- DIRECTION -
Gather all lines in the records below that include the word "page".
### INFORMATION GIVEN ###
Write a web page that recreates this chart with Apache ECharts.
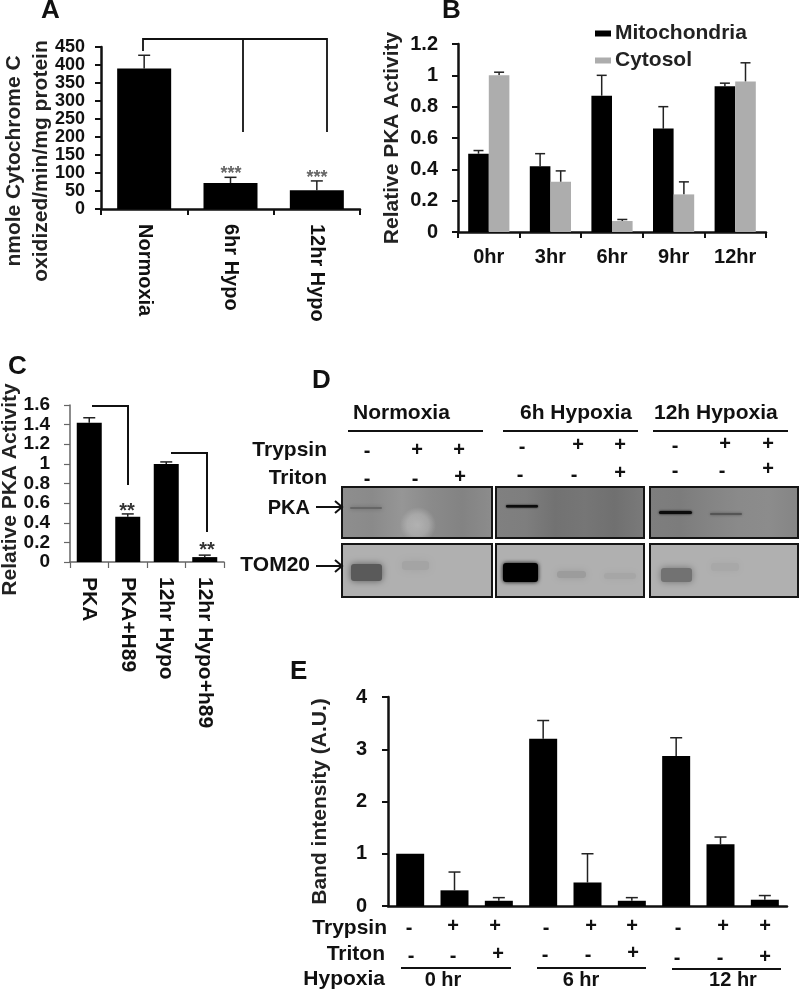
<!DOCTYPE html>
<html><head><meta charset="utf-8">
<style>html,body{margin:0;padding:0;background:#fff}#c{width:800px;height:989px}</style>
<script src="https://cdn.jsdelivr.net/npm/echarts@6/dist/echarts.min.js"></script>
</head><body><div id="c"></div>
<script>
const catA = ['Normoxia','6hr Hypo','12hr Hypo'];
const valA = [390,72,52];
const topA = [427,88,78];
const catB = ['0hr','3hr','6hr','9hr','12hr'];
const mito = [0.5,0.42,0.87,0.66,0.93];
const mitoTop = [0.52,0.5,1.0,0.8,0.95];
const cyto = [1.0,0.32,0.07,0.24,0.96];
const cytoTop = [1.02,0.39,0.08,0.32,1.08];
const catC = ['PKA','PKA+H89','12hr Hypo','12hr Hypo+h89'];
const valC = [1.42,0.46,1.0,0.05];
const topC = [1.47,0.49,1.02,0.07];
const catE = ['0 hr -/-','0 hr +/-','0 hr +/+','6 hr -/-','6 hr +/-','6 hr +/+','12 hr -/-','12 hr +/-','12 hr +/+'];
const valE = [1,0.3,0.1,3.2,0.45,0.1,2.87,1.18,0.12];
const topE = [1,0.65,0.16,3.55,1.0,0.16,3.22,1.32,0.2];

const FF = '"Liberation Sans", Arial, sans-serif';
const INK = '#111';

function errSeries(gi, vals, tops, off, cap, color) {
  return {
    type:'custom', xAxisIndex:gi, yAxisIndex:gi, z:1, silent:true,
    data: vals.map((v,i)=>[i,v,tops[i]]),
    encode:{x:0,y:[1,2]},
    renderItem(p, api){
      if (api.value(2) <= api.value(1)) return null;
      const a = api.coord([api.value(0),api.value(1)]);
      const b = api.coord([api.value(0),api.value(2)]);
      const x = a[0]+off;
      const st = {stroke:color||'#222',lineWidth:1.5,fill:null};
      return {type:'group',children:[
        {type:'line',shape:{x1:x,y1:a[1],x2:x,y2:b[1]},style:st},
        {type:'line',shape:{x1:x-cap,y1:b[1],x2:x+cap,y2:b[1]},style:st}
      ]};
    }
  };
}
function bar(gi, vals, w, color, name, extra) {
  return Object.assign({type:'bar',name,xAxisIndex:gi,yAxisIndex:gi,data:vals,barWidth:w,barGap:0,z:2,
    itemStyle:{color},silent:true},extra||{});
}
function xAx(gi, cats, o) {
  return Object.assign({type:'category',gridIndex:gi,data:cats,
    axisLine:{lineStyle:{color:INK,width:2.5}},
    axisTick:{show:true,length:6,lineStyle:{color:INK,width:2}},
    axisLabel:{fontFamily:FF,fontWeight:'bold',fontSize:20,color:INK,margin:15,interval:0}},o||{});
}
function yAx(gi, min, max, itv, margin, size, name, gap, o) {
  return Object.assign({type:'value',gridIndex:gi,min,max,interval:itv,splitLine:{show:false},
    axisLine:{show:true,lineStyle:{color:INK,width:2.5}},
    axisTick:{show:true,length:6,lineStyle:{color:INK,width:2}},
    axisLabel:{fontFamily:FF,fontWeight:'bold',fontSize:size,color:INK,margin,showMinLabel:true,showMaxLabel:true,
      formatter:v=>String(+v.toFixed(1))},
    name,nameLocation:'middle',nameGap:gap,nameRotate:90,nameMoveOverlap:false,
    nameTextStyle:{fontFamily:FF,fontWeight:'bold',fontSize:21,color:'#222'}},o||{});
}

const g = [];
function T(x,y,text,size,align,color,extra){
  g.push({type:'text',x,y,silent:true,style:Object.assign({text,font:`bold ${size}px ${FF}`,fill:color||INK,
    textAlign:align||'left',textVerticalAlign:'middle',verticalAlign:'middle',align:align||'left'},extra||{})});
}
function L(pts,w,color){
  g.push({type:'polyline',silent:true,shape:{points:pts},style:{stroke:color||INK,lineWidth:w||2,fill:null}});
}
function band(x,y,w,h,color,blur){
  g.push({type:'rect',silent:true,shape:{x,y,width:w,height:h,r:Math.min(h/2,3)},
    style:{fill:color,shadowBlur:blur,shadowColor:color}});
}
function blob(x,y,w,h,rgb,a){
  g.push({type:'rect',silent:true,shape:{x,y,width:w,height:h},style:{fill:{type:'radial',x:0.5,y:0.5,r:0.5,
    colorStops:[{offset:0,color:`rgba(${rgb},${a})`},{offset:0.6,color:`rgba(${rgb},${a*0.7})`},{offset:1,color:`rgba(${rgb},0)`}]}}});
}
function panel(x,y,w,h,fill){
  g.push({type:'rect',silent:true,shape:{x,y,width:w,height:h},style:{fill,stroke:null}});
}
function hgrad(stops){
  return {type:'linear',x:0,y:0,x2:1,y2:0,colorStops:stops.map((c,i)=>({offset:i/(stops.length-1),color:c}))};
}
function frame(x,y,w,h){
  g.push({type:'rect',silent:true,shape:{x,y,width:w,height:h},style:{fill:null,stroke:'#151515',lineWidth:2}});
}

// panel letters
T(41,11,'A',26); T(442,11,'B',26); T(8,367,'C',26); T(312,381,'D',26); T(290,672,'E',26);

// A annotations
L([[143,51],[143,39],[327,39],[327,132]],1.8);
L([[243,39],[243,132]],1.8);
T(231,174,'***',18,'center','#666'); T(317,178,'***',18,'center','#666');

// C annotations
L([[92,406],[128,406],[128,485]],2);
L([[171,453],[207,453],[207,532]],2);
T(127,511,'**',20,'center','#333'); T(207,550,'**',20,'center','#333');

// D blots
const px = [[342,150],[496,148],[650,148]];
const fillsP = [
  hgrad(['#8e8e8e','#8a8a8a','#969696','#8a8a8a','#838383','#8c8c8c']),
  hgrad(['#808080','#7e7e7e','#727272','#767676','#707070','#7a7a7a']),
  hgrad(['#7e7e7e','#7c7c7c','#848484','#8a8a8a','#8c8c8c','#858585'])];
px.forEach((p,i)=>panel(p[0],487,p[1],51,fillsP[i]));
px.forEach(p=>panel(p[0],544,p[1],53,'#b0b0b0'));
blob(400,507,36,36,'255,255,255',0.3);
band(350,507,32,2,'#666',4);
band(506,505,32,2.5,'#0c0c0c',2);
band(659,511,33,3,'#0c0c0c',2.5);
band(710,513,32,2,'#555',3);
band(351,564,31,17,'#5a5a5a',7);
band(402,561,27,9,'#a4a4a4',8);
band(503,563,35,19,'#000',4);
band(557,571,29,7,'#9c9c9c',7);
band(604,573,32,6,'#a6a6a6',6);
band(661,568,31,14,'#727272',7);
band(711,563,28,8,'#a8a8a8',7);
px.forEach(p=>{frame(p[0],487,p[1],51);frame(p[0],544,p[1],53);});
L([[348,431],[483,431]],2); L([[503,431],[638,431]],2); L([[653,431],[788,431]],2);
T(353,413,'Normoxia',21); T(520,413,'6h Hypoxia',21); T(654,413,'12h Hypoxia',21);
T(327,450,'Trypsin',21,'right'); T(327,478,'Triton',21,'right');
T(310,508,'PKA',20,'right'); T(310,565,'TOM20',21,'right');
[[316,507],[316,566]].forEach(a=>{
  L([[a[0],a[1]],[a[0]+26,a[1]]],2);
  L([[a[0]+19,a[1]-6],[a[0]+26,a[1]],[a[0]+19,a[1]+6]],2);
});
const signsD = [
 ['-',367,451],['+',417,450],['+',459,450],['-',367,479],['-',415,479],['+',460,477],
 ['-',522,447],['+',578,445],['+',620,445],['-',520,475],['-',574,475],['+',620,473],
 ['-',675,446],['+',725,444],['+',768,444],['-',675,471],['-',722,471],['+',768,469]];
signsD.forEach(s=>T(s[1],s[2],s[0],20,'center'));

// E table
T(387,928,'Trypsin',21,'right'); T(385,954,'Triton',21,'right'); T(385,979,'Hypoxia',21,'right');
const signsE = [
 ['-',409,928],['+',453,926],['+',495,926],['-',546,928],['+',591,926],['+',632,926],['-',678,928],['+',723,926],['+',765,926],
 ['-',411,956],['-',453,956],['+',498,954],['-',545,955],['-',588,955],['+',633,953],['-',677,958],['-',720,958],['+',765,957]];
signsE.forEach(s=>T(s[1],s[2],s[0],20,'center'));
L([[401,968],[511,968]],2); L([[537,968],[646,968]],2); L([[672,969],[781,969]],2);
T(443,980,'0 hr',20,'center'); T(581,980,'6 hr',20,'center'); T(733,980,'12 hr',20,'center');

const gridBase = {outerBoundsMode:'none',containLabel:false};
const option = {
  animation:false, backgroundColor:'#fff',
  grid:[
    Object.assign({left:101,top:47,width:259,height:162},gridBase),
    Object.assign({left:458,top:44,width:308,height:188},gridBase),
    Object.assign({left:70,top:405,width:154,height:157},gridBase),
    Object.assign({left:388,top:697,width:399,height:209},gridBase)
  ],
  legend:{data:[{name:'Mitochondria',icon:'rect'},{name:'Cytosol',icon:'rect'}],orient:'vertical',left:595,top:23,padding:0,
    itemWidth:16,itemHeight:6,itemGap:6,selectedMode:false,
    textStyle:{fontFamily:FF,fontWeight:'bold',fontSize:21,color:'#222',padding:[0,0,0,-1]}},
  xAxis:[
    xAx(0,catA,{axisLabel:{fontFamily:FF,fontWeight:'bold',fontSize:20,color:INK,margin:15,rotate:-90,interval:0}}),
    xAx(1,catB),
    xAx(2,catC,{axisLine:{lineStyle:{color:'#666',width:1.5}},axisTick:{show:true,length:6,lineStyle:{color:'#666',width:1.2}},
      axisLabel:{fontFamily:FF,fontWeight:'bold',fontSize:21,color:INK,margin:15,rotate:-90,interval:0}}),
    xAx(3,catE,{axisTick:{show:false},axisLabel:{show:false}})
  ],
  yAxis:[
    yAx(0,0,450,50,16,18,'nmole Cytochrome C\noxidized/min/mg protein',46,{
      nameTextStyle:{fontFamily:FF,fontWeight:'bold',fontSize:21,lineHeight:27,color:'#222',padding:[0,66,0,0]}}),
    yAx(1,0,1.2,0.2,20,20,'Relative PKA Activity',55),
    yAx(2,0,1.6,0.2,20,19,'Relative PKA Activity',49,{
      nameTextStyle:{fontFamily:FF,fontWeight:'bold',fontSize:21,color:'#222',padding:[0,12,0,0]},
      axisLine:{show:true,lineStyle:{color:'#666',width:1.5}},axisTick:{show:true,length:6,lineStyle:{color:'#666',width:1.2}}}),
    yAx(3,0,4,1,21,20,'Band intensity (A.U.)',57)
  ],
  series:[
    errSeries(0,valA,topA,0,6),
    bar(0,valA,54,'#000','A'),
    errSeries(1,mito,mitoTop,-10.3,5),
    errSeries(1,cyto,cytoTop,10.3,5),
    bar(1,mito,20.6,'#000','Mitochondria'),
    bar(1,cyto,20.6,'#adadad','Cytosol'),
    errSeries(2,valC,topC,0,6),
    bar(2,valC,25,'#000','C'),
    errSeries(3,valE,topE,0,6),
    bar(3,valE,28,'#000','E')
  ],
  graphic:{elements:g}
};
const chart = echarts.init(document.getElementById('c'),null,{renderer:'canvas'});
chart.setOption(option);
</script></body></html>
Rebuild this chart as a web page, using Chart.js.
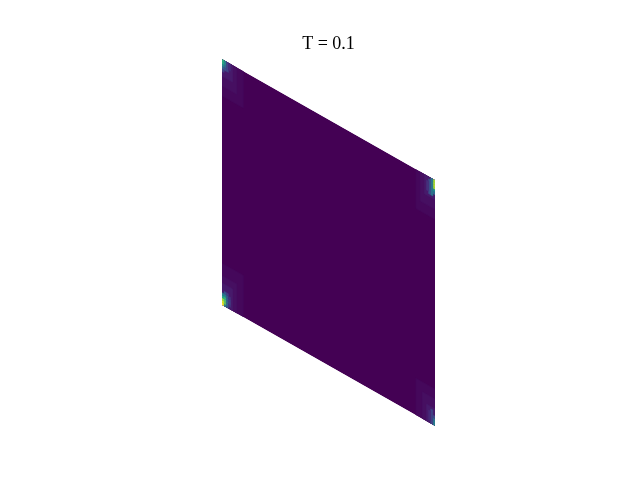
<!DOCTYPE html>
<html>
<head>
<meta charset="utf-8">
<script src="https://cdn.jsdelivr.net/npm/chart.js@4/dist/chart.umd.min.js"></script>
<style>
html,body{margin:0;padding:0;background:#fff;}
canvas{display:block;}
</style>
</head>
<body>
<canvas id="c" width="640" height="480"></canvas>
<script>
// ---- data ----
const titleText = "T = 0.1";
const gridCols = 100;
const gridRows = 100;
const baseValue = 0.0;
// patches of cells (inclusive index ranges) and their value, drawn in order
const patchColStart = [
  0, 0, 0,   0, 0, 0,   91, 93, 95,   91, 94, 96,
  0,0,0,0,0, 1,1,1,1,1,1, 2,2,2,2,2,2, 3,3,3,3,
  99,99,99,99,99,99, 98, 97, 96,
  0,0,0,0,0, 1,1,1,1, 2, 3,
  99,99,99,99, 98, 97];
const patchColEnd = [
  9, 6, 4,   9, 6, 4,   99, 99, 99,   99, 99, 99,
  0,0,0,0,0, 1,1,1,1,1,1, 2,2,2,2,2,2, 3,3,3,3,
  99,99,99,99,99,99, 98, 97, 96,
  0,0,0,0,0, 1,1,1,1, 2, 3,
  99,99,99,99, 98, 97];
const patchRowStart = [
  0, 0, 0,   85, 89, 93,   84, 88, 92,   0, 0, 0,
  0,1,2,3,4, 0,1,2,3,4,5, 0,1,2,3,4,5, 1,2,3,4,
  96,97,98,99,95,94, 93, 93, 94,
  99,98,97,96,95, 99,98,97,96, 96, 97,
  0,1,2,3, 0, 1];
const patchRowEnd = [
  16, 11, 8,  99, 99, 99,   99, 99, 99,   14, 10, 6,
  0,1,2,3,4, 0,1,2,3,4,5, 0,1,2,3,4,5, 1,2,3,4,
  96,97,98,99,95,94, 99, 98, 97,
  99,98,97,96,95, 99,98,97,96, 99, 99,
  0,1,2,3, 5, 4];
const patchValue = [
  0.02, 0.04, 0.07,  0.02, 0.04, 0.07,  0.02, 0.04, 0.07,  0.02, 0.04, 0.07,
  1.0,0.95,0.85,0.6,0.42, 0.45,0.75,0.72,0.65,0.45,0.28, 0.25,0.32,0.32,0.3,0.28,0.18, 0.15,0.18,0.17,0.14,
  0.86,0.87,0.87,0.86,0.5,0.35, 0.4, 0.25, 0.14,
  0.64,0.62,0.48,0.34,0.2, 0.48,0.47,0.36,0.25, 0.2, 0.12,
  0.44,0.42,0.38,0.22, 0.2, 0.12];

// ---- style ----
const SHEAR = 0.492;
const viridisStops = ["#440154","#482475","#414487","#355f8d","#2a788e","#21918c","#22a884","#44bf70","#7ad151","#bddf26","#fde725"];
function hexToRgb(h){return [parseInt(h.slice(1,3),16),parseInt(h.slice(3,5),16),parseInt(h.slice(5,7),16)];}
const stopsRgb = viridisStops.map(hexToRgb);
function viridis(t){
  t = Math.max(0, Math.min(1, t));
  const p = t * (stopsRgb.length - 1);
  const i = Math.min(Math.floor(p), stopsRgb.length - 2);
  const f = p - i;
  const a = stopsRgb[i], b = stopsRgb[i+1];
  return "rgb(" + [0,1,2].map(k => Math.round(a[k] + (b[k]-a[k])*f)).join(",") + ")";
}

function toData(u, v){ return {x: u, y: v - SHEAR * u}; }

const meshPlugin = {
  id: 'mesh',
  beforeDatasetsDraw(chart){
    const ctx = chart.ctx;
    const xs = chart.scales.x, ys = chart.scales.y;
    function px(u, v){ const d = toData(u, v); return [xs.getPixelForValue(d.x), ys.getPixelForValue(d.y)]; }
    function quad(c0, c1, r0, r1, val, stroke){
      const pts = [px(c0, r0), px(c1, r0), px(c1, r1), px(c0, r1)];
      ctx.beginPath();
      ctx.moveTo(pts[0][0], pts[0][1]);
      for (let k = 1; k < 4; k++) ctx.lineTo(pts[k][0], pts[k][1]);
      ctx.closePath();
      const col = viridis(val);
      ctx.fillStyle = col;
      ctx.fill();
      if (stroke) { ctx.strokeStyle = col; ctx.lineWidth = 0.5; ctx.stroke(); }
    }
    ctx.save();
    const outline = [px(0,0), px(gridCols,0), px(gridCols,gridRows), px(0,gridRows)];
    ctx.beginPath();
    ctx.moveTo(outline[0][0], outline[0][1]);
    for (let k = 1; k < 4; k++) ctx.lineTo(outline[k][0], outline[k][1]);
    ctx.closePath();
    ctx.clip();
    quad(0, gridCols, 0, gridRows, baseValue, false);
    for (let k = 0; k < patchValue.length; k++) {
      quad(patchColStart[k], patchColEnd[k] + 1, patchRowStart[k], patchRowEnd[k] + 1, patchValue[k], true);
    }
    ctx.restore();
  }
};

const corners = [toData(0,0), toData(gridCols,0), toData(gridCols,gridRows), toData(0,gridRows)];

new Chart(document.getElementById('c'), {
  type: 'scatter',
  data: { datasets: [{ data: corners, pointRadius: 0, showLine: false }] },
  options: {
    responsive: false,
    animation: false,
    devicePixelRatio: 1,
    layout: { padding: { left: 222, right: 205, top: 0, bottom: 54 } },
    scales: {
      x: { type: 'linear', min: 0, max: gridCols, display: false },
      y: { type: 'linear', min: -SHEAR * gridCols, max: gridRows, display: false }
    },
    plugins: {
      legend: { display: false },
      tooltip: { enabled: false },
      title: {
        display: true,
        text: titleText,
        color: '#000',
        font: { family: 'Liberation Serif', size: 18, weight: 'normal', lineHeight: 1.2 },
        padding: { top: 33, bottom: 4.4 }
      }
    }
  },
  plugins: [meshPlugin]
});
</script>
</body>
</html>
###
- TASK RESULT -
Write a web page that recreates this chart with Apache ECharts.
Rebuild this chart as a web page, using Chart.js.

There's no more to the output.